In the pretty town of Seefield which nestles among the Alps in the Austrian Tyrol, a great miracle took place nearly 600 years ago. One day a nobleman went to Mass with the intention of going to Holy Communion and, not wishing to receive the same size Host as that given the peasants and faithful, through pride asked the priest to give him one as large as that consecrated in the Mass. The priest, through fear of incurring the anger of this great man and thereby losing his good pleasure, consented to this. The moment of Communion arrived; the nobleman presented himself at the altar to receive and knelt at the side of the altar on the step, being too proud to kneel at the rail with the peasants. The large Host was placed upon his tongue, but he was unable to swallow It. In trying to do so, the Precious Blood flowed from It and It shriveled up and clung to his tongue.

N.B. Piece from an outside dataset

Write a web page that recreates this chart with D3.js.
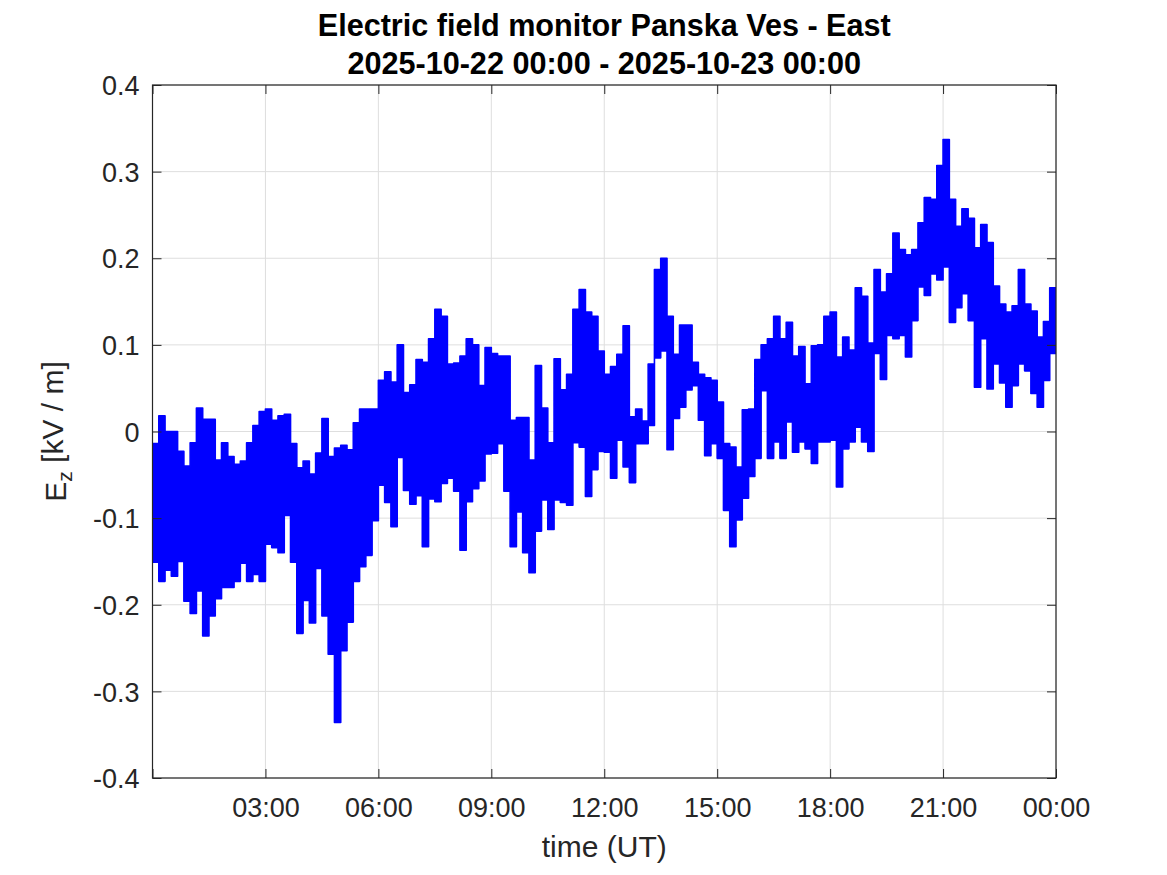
<!DOCTYPE html>
<html>
<head>
<meta charset="utf-8">
<script src="https://cdn.jsdelivr.net/npm/d3@7/dist/d3.min.js"></script>
<style>
    body { margin: 0; background: #fff; }
    text { font-family: "Liberation Sans", Arial, Helvetica, sans-serif; fill: #262626; }
</style>
</head>
<body>
<svg id="chart" width="1167" height="875"></svg>
<script>
// Electric field record, one day, drawn as 10-minute min/max envelope

const startTime = Date.UTC(2025, 9, 22, 0, 0);
const endTime = Date.UTC(2025, 9, 23, 0, 0);
const binMinutes = 10;

// upper edge of the trace in each 10-min bin [kV/m]
const fieldHigh = [
    -0.014, 0.018, 0.000, 0.000, -0.023, -0.040, -0.013, 0.027, 0.014, 0.014,
    -0.033, -0.013, -0.029, -0.038, -0.034, -0.013, 0.007, 0.023,
    0.026, 0.013, 0.018, 0.020, -0.014, -0.042, -0.034, -0.049, -0.025, 0.015, -0.029, -0.019, -0.016, -0.021, 0.010, 0.026, 0.026, 0.026,
    0.059, 0.069, 0.057, 0.100, 0.045, 0.054, 0.083, 0.080, 0.107, 0.141, 0.133, 0.078, 0.079, 0.087, 0.107, 0.100, 0.053, 0.097,
    0.090, 0.087, 0.087, 0.013, 0.016, 0.016, -0.033, 0.076, 0.027, -0.013, 0.084, 0.048, 0.066, 0.141, 0.164, 0.138, 0.133, 0.093,
    0.066, 0.075, 0.089, 0.122, 0.017, 0.026, 0.012, 0.078, 0.187, 0.200, 0.133, 0.089, 0.123, 0.123, 0.080, 0.066, 0.062, 0.059,
    0.034, -0.014, -0.018, -0.041, 0.025, 0.026, 0.083, 0.100, 0.107, 0.133, 0.107, 0.126, 0.087, 0.098, 0.055, 0.099, 0.100, 0.133,
    0.138, 0.086, 0.109, 0.094, 0.166, 0.156, 0.102, 0.187, 0.161, 0.182, 0.229, 0.210, 0.204, 0.210, 0.241, 0.270, 0.268, 0.307,
    0.337, 0.268, 0.237, 0.257, 0.246, 0.212, 0.239, 0.218, 0.168, 0.147, 0.138, 0.145, 0.187, 0.147, 0.139, 0.109, 0.127, 0.166,
    0.160
];

// lower edge of the trace in each 10-min bin [kV/m]
const fieldLow = [
    -0.151, -0.173, -0.160, -0.167, -0.150, -0.196, -0.210, -0.184, -0.236, -0.213,
    -0.193, -0.180, -0.180, -0.173, -0.152, -0.173, -0.165, -0.173,
    -0.130, -0.134, -0.140, -0.097, -0.151, -0.233, -0.195, -0.221, -0.158, -0.213, -0.257, -0.336, -0.253, -0.220, -0.173, -0.156, -0.143, -0.103,
    -0.062, -0.082, -0.110, -0.030, -0.068, -0.084, -0.074, -0.133, -0.078, -0.081, -0.060, -0.054, -0.069, -0.137, -0.081, -0.066, -0.057, -0.026,
    -0.025, -0.014, -0.069, -0.133, -0.093, -0.140, -0.163, -0.115, -0.079, -0.113, -0.079, -0.082, -0.085, -0.013, -0.018, -0.075, -0.044, -0.023,
    -0.024, -0.054, -0.010, -0.041, -0.059, -0.014, -0.014, 0.007, 0.085, 0.093, -0.021, 0.015, 0.028, 0.048, 0.053, 0.013, -0.028, -0.014,
    -0.031, -0.091, -0.133, -0.102, -0.077, -0.052, -0.031, 0.047, -0.031, -0.012, -0.031, 0.011, -0.024, -0.012, -0.020, -0.037, -0.012, -0.012,
    -0.010, -0.064, -0.020, -0.012, 0.005, -0.012, -0.023, 0.090, 0.060, 0.111, 0.107, 0.111, 0.086, 0.128, 0.167, 0.157, 0.182, 0.175,
    0.190, 0.126, 0.143, 0.159, 0.128, 0.051, 0.107, 0.049, 0.078, 0.056, 0.028, 0.053, 0.078, 0.070, 0.044, 0.028, 0.059, 0.090,
    0.092
];

const yTicks = [-0.4, -0.3, -0.2, -0.1, 0, 0.1, 0.2, 0.3, 0.4];
const xTickHours = [0, 3, 6, 9, 12, 15, 18, 21, 24];

const titleLines = ['Electric field monitor Panska Ves - East', '2025-10-22 00:00 - 2025-10-23 00:00'];

const margin = { top: 85, right: 111, bottom: 97, left: 152.5 };
const W = 1167, H = 875;
const width = W - margin.left - margin.right;
const height = H - margin.top - margin.bottom;

const svg = d3.select('#chart');
const g = svg.append('g').attr('transform', `translate(${margin.left},${margin.top})`);

const x = d3.scaleUtc().domain([new Date(startTime), new Date(endTime)]).range([0, width]);
const y = d3.scaleLinear().domain([-0.4, 0.4]).range([height, 0]);

const xTicks = xTickHours.map(h => new Date(startTime + h * 3600e3));
const fmtTime = d3.utcFormat('%H:%M');

const data = fieldHigh.map((hi, i) => ({
    t: new Date(startTime + i * binMinutes * 60e3),
    hi,
    lo: fieldLow[i]
}));

// grid
g.append('g').selectAll('line').data(yTicks).join('line')
    .attr('x1', 0).attr('x2', width)
    .attr('y1', d => y(d)).attr('y2', d => y(d))
    .attr('stroke', '#dedede').attr('stroke-width', 1);
g.append('g').selectAll('line').data(xTicks).join('line')
    .attr('y1', 0).attr('y2', height)
    .attr('x1', d => x(d)).attr('x2', d => x(d))
    .attr('stroke', '#dedede').attr('stroke-width', 1);

// trace
g.append('clipPath').attr('id', 'plot-clip')
    .append('rect').attr('width', width).attr('height', height);

const band = d3.area()
    .x(d => x(d.t))
    .y0(d => y(d.lo))
    .y1(d => y(d.hi))
    .curve(d3.curveStepAfter);

g.append('path')
    .datum(data)
    .attr('clip-path', 'url(#plot-clip)')
    .attr('d', band)
    .attr('fill', '#0000ff')
    .attr('stroke', '#0000ff')
    .attr('stroke-width', 1.6)
    .attr('stroke-linejoin', 'round');

// axes, MATLAB style box with inward ticks
const tickLen = 9;
const yFmt = d => d === 0 ? '0' : d.toFixed(1);

const styleAxis = sel => {
    sel.select('.domain').remove();
    sel.selectAll('.tick line').attr('stroke', '#262626');
    sel.selectAll('.tick text').attr('fill', '#262626').style('font-size', '27px');
};

g.append('g')
    .call(d3.axisLeft(y).tickValues(yTicks).tickFormat(yFmt).tickSize(-tickLen).tickPadding(13))
    .call(styleAxis)
    .selectAll('.tick text').attr('dy', '0.36em');

g.append('g')
    .attr('transform', `translate(${width},0)`)
    .call(d3.axisRight(y).tickValues(yTicks).tickFormat('').tickSize(-tickLen))
    .call(styleAxis);

g.append('g')
    .attr('transform', `translate(0,${height})`)
    .call(d3.axisBottom(x).tickValues(xTicks).tickFormat((d, i) => i === 0 ? '' : fmtTime(d)).tickSize(-tickLen).tickPadding(20))
    .call(styleAxis);

g.append('g')
    .call(d3.axisTop(x).tickValues(xTicks).tickFormat('').tickSize(-tickLen))
    .call(styleAxis);

g.append('rect')
    .attr('width', width).attr('height', height)
    .attr('fill', 'none').attr('stroke', '#262626').attr('stroke-width', 1.2);

// labels
svg.append('text')
    .attr('x', margin.left + width / 2).attr('y', 857)
    .attr('text-anchor', 'middle')
    .style('font-size', '30px')
    .text('time (UT)');

const yLab = svg.append('text')
    .attr('transform', `translate(66,${margin.top + height / 2}) rotate(-90)`)
    .attr('text-anchor', 'middle')
    .style('font-size', '30px');
yLab.append('tspan').text('E');
yLab.append('tspan').attr('dy', '0.3em').style('font-size', '21px').text('z');
yLab.append('tspan').attr('dy', '-0.3em').text(' [kV / m]');

svg.append('g').selectAll('text').data(titleLines).join('text')
    .attr('x', margin.left + width / 2)
    .attr('y', (d, i) => 36 + i * 38)
    .attr('text-anchor', 'middle')
    .style('font-size', '30.6px')
    .style('font-weight', 'bold')
    .style('fill', '#000')
    .text(d => d);
</script>
</body>
</html>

Furthermore, the ground gave way beneath him and he sunk into it up to his knees. In an agony of fear he grasped the end of the altar and implored the priest to remove the Sacred Host from his mouth. The latter did so and was surprised to find that the Host was marked with what appeared to be the Five Wounds. When the nobleman clung to the altar, though it was made of stone it melted under his touch. He was stricken with remorse and then and there made a vow of perpetual reparation. To this end he shortly entered a monastery where he performed the most austere penances the remainder of his life and finally died in the odor of sanctity.
The Sacred Host with its miraculous markings is still preserved and may be seen by all who visit the church, and the account of the miracle is written in every language and hung up in frames on the walls. The hole made in the ground when the nobleman sank into it is also plainly visible, and the imprint of his fingers upon the altar stone when it softened beneath his touch is also shown.